**INFORMATION SUPPLIED**.
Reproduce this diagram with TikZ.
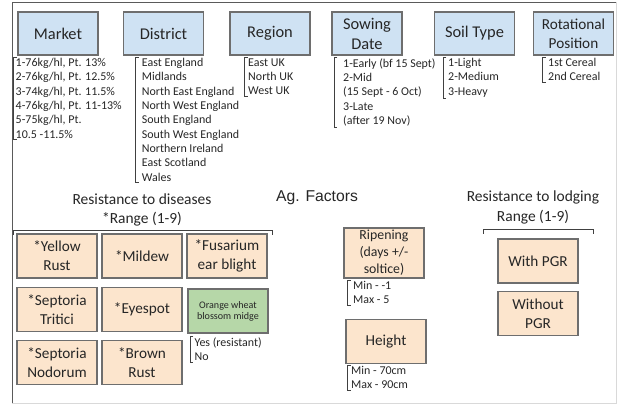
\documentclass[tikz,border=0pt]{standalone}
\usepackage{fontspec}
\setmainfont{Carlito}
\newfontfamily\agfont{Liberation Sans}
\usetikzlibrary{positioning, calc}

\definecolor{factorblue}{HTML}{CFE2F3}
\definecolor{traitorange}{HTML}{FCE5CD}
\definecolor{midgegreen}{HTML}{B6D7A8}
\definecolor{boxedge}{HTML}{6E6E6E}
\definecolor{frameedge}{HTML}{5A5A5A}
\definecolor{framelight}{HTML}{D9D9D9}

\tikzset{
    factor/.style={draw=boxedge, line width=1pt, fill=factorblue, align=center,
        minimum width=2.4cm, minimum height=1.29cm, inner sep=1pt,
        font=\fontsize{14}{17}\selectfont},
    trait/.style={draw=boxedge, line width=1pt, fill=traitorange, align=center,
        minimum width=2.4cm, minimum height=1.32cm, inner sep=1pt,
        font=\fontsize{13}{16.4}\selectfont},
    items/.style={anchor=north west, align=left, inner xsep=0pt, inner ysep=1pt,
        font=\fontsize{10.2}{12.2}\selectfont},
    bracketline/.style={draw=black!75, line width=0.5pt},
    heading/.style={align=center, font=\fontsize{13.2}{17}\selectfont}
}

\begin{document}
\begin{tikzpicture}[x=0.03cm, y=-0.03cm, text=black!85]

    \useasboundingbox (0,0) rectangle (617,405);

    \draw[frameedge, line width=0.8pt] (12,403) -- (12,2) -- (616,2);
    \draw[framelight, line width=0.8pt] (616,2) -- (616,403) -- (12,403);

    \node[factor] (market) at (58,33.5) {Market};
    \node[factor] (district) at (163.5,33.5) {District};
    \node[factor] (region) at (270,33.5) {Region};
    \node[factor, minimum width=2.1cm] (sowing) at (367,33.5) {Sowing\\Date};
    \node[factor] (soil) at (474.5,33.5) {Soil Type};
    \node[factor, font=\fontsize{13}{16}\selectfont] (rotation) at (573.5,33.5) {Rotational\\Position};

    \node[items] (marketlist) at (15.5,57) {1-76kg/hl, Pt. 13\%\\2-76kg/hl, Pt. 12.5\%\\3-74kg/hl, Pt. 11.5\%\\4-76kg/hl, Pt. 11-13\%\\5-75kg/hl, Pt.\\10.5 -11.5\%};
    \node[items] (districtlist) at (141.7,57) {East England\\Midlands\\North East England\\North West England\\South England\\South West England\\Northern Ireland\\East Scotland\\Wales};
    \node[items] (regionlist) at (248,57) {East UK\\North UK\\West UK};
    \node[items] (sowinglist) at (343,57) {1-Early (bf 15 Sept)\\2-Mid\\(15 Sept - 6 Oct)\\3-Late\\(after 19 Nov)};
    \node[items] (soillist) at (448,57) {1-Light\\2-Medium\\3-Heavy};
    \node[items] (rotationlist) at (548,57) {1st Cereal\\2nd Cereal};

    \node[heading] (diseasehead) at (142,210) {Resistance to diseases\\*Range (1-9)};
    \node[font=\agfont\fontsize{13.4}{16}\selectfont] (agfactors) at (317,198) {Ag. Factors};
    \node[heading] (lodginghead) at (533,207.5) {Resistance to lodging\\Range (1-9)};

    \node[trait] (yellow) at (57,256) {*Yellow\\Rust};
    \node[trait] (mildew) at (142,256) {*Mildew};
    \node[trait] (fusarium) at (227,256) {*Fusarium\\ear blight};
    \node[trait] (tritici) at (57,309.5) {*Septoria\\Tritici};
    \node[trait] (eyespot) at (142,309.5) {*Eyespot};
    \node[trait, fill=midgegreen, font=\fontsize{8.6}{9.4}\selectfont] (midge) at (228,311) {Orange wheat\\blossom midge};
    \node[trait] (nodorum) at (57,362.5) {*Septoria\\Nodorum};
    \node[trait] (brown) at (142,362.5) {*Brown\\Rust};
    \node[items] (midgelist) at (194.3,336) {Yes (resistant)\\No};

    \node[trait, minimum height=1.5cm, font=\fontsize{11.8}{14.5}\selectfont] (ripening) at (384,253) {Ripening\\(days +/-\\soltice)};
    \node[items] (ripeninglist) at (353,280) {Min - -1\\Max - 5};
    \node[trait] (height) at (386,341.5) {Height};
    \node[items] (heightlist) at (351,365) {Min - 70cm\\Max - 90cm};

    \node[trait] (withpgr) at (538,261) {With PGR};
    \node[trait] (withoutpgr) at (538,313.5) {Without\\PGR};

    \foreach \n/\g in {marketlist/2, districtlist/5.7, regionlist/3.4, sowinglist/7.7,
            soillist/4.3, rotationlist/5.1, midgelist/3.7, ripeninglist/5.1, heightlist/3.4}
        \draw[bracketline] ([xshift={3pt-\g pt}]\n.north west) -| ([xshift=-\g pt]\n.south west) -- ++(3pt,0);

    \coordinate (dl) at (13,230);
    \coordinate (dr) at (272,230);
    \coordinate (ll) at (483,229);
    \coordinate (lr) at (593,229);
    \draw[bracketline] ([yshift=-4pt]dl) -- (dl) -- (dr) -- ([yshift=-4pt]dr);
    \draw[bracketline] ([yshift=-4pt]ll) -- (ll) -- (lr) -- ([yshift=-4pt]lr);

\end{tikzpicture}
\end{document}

**TASK REQUIREMENTS**. Reproduce every line of the material precisely, omitting its pictures.

**RESULT OF THIS TASK**.
Reproduce this diagram with TikZ.
\documentclass[tikz,border=0pt]{standalone}
\usepackage{fontspec}
\setmainfont{Carlito}
\newfontfamily\agfont{Liberation Sans}
\usetikzlibrary{positioning, calc}

\definecolor{factorblue}{HTML}{CFE2F3}
\definecolor{traitorange}{HTML}{FCE5CD}
\definecolor{midgegreen}{HTML}{B6D7A8}
\definecolor{boxedge}{HTML}{6E6E6E}
\definecolor{frameedge}{HTML}{5A5A5A}
\definecolor{framelight}{HTML}{D9D9D9}

\tikzset{
    factor/.style={draw=boxedge, line width=1pt, fill=factorblue, align=center,
        minimum width=2.4cm, minimum height=1.29cm, inner sep=1pt,
        font=\fontsize{14}{17}\selectfont},
    trait/.style={draw=boxedge, line width=1pt, fill=traitorange, align=center,
        minimum width=2.4cm, minimum height=1.32cm, inner sep=1pt,
        font=\fontsize{13}{16.4}\selectfont},
    items/.style={anchor=north west, align=left, inner xsep=0pt, inner ysep=1pt,
        font=\fontsize{10.2}{12.2}\selectfont},
    bracketline/.style={draw=black!75, line width=0.5pt},
    heading/.style={align=center, font=\fontsize{13.2}{17}\selectfont}
}

\begin{document}
\begin{tikzpicture}[x=0.03cm, y=-0.03cm, text=black!85]

    \useasboundingbox (0,0) rectangle (617,405);

    \draw[frameedge, line width=0.8pt] (12,403) -- (12,2) -- (616,2);
    \draw[framelight, line width=0.8pt] (616,2) -- (616,403) -- (12,403);

    \node[factor] (market) at (58,33.5) {Market};
    \node[factor] (district) at (163.5,33.5) {District};
    \node[factor] (region) at (270,33.5) {Region};
    \node[factor, minimum width=2.1cm] (sowing) at (367,33.5) {Sowing\\Date};
    \node[factor] (soil) at (474.5,33.5) {Soil Type};
    \node[factor, font=\fontsize{13}{16}\selectfont] (rotation) at (573.5,33.5) {Rotational\\Position};

    \node[items] (marketlist) at (15.5,57) {1-76kg/hl, Pt. 13\%\\2-76kg/hl, Pt. 12.5\%\\3-74kg/hl, Pt. 11.5\%\\4-76kg/hl, Pt. 11-13\%\\5-75kg/hl, Pt.\\10.5 -11.5\%};
    \node[items] (districtlist) at (141.7,57) {East England\\Midlands\\North East England\\North West England\\South England\\South West England\\Northern Ireland\\East Scotland\\Wales};
    \node[items] (regionlist) at (248,57) {East UK\\North UK\\West UK};
    \node[items] (sowinglist) at (343,57) {1-Early (bf 15 Sept)\\2-Mid\\(15 Sept - 6 Oct)\\3-Late\\(after 19 Nov)};
    \node[items] (soillist) at (448,57) {1-Light\\2-Medium\\3-Heavy};
    \node[items] (rotationlist) at (548,57) {1st Cereal\\2nd Cereal};

    \node[heading] (diseasehead) at (142,210) {Resistance to diseases\\*Range (1-9)};
    \node[font=\agfont\fontsize{13.4}{16}\selectfont] (agfactors) at (317,198) {Ag. Factors};
    \node[heading] (lodginghead) at (533,207.5) {Resistance to lodging\\Range (1-9)};

    \node[trait] (yellow) at (57,256) {*Yellow\\Rust};
    \node[trait] (mildew) at (142,256) {*Mildew};
    \node[trait] (fusarium) at (227,256) {*Fusarium\\ear blight};
    \node[trait] (tritici) at (57,309.5) {*Septoria\\Tritici};
    \node[trait] (eyespot) at (142,309.5) {*Eyespot};
    \node[trait, fill=midgegreen, font=\fontsize{8.6}{9.4}\selectfont] (midge) at (228,311) {Orange wheat\\blossom midge};
    \node[trait] (nodorum) at (57,362.5) {*Septoria\\Nodorum};
    \node[trait] (brown) at (142,362.5) {*Brown\\Rust};
    \node[items] (midgelist) at (194.3,336) {Yes (resistant)\\No};

    \node[trait, minimum height=1.5cm, font=\fontsize{11.8}{14.5}\selectfont] (ripening) at (384,253) {Ripening\\(days +/-\\soltice)};
    \node[items] (ripeninglist) at (353,280) {Min - -1\\Max - 5};
    \node[trait] (height) at (386,341.5) {Height};
    \node[items] (heightlist) at (351,365) {Min - 70cm\\Max - 90cm};

    \node[trait] (withpgr) at (538,261) {With PGR};
    \node[trait] (withoutpgr) at (538,313.5) {Without\\PGR};

    \foreach \n/\g in {marketlist/2, districtlist/5.7, regionlist/3.4, sowinglist/7.7,
            soillist/4.3, rotationlist/5.1, midgelist/3.7, ripeninglist/5.1, heightlist/3.4}
        \draw[bracketline] ([xshift={3pt-\g pt}]\n.north west) -| ([xshift=-\g pt]\n.south west) -- ++(3pt,0);

    \coordinate (dl) at (13,230);
    \coordinate (dr) at (272,230);
    \coordinate (ll) at (483,229);
    \coordinate (lr) at (593,229);
    \draw[bracketline] ([yshift=-4pt]dl) -- (dl) -- (dr) -- ([yshift=-4pt]dr);
    \draw[bracketline] ([yshift=-4pt]ll) -- (ll) -- (lr) -- ([yshift=-4pt]lr);

\end{tikzpicture}
\end{document}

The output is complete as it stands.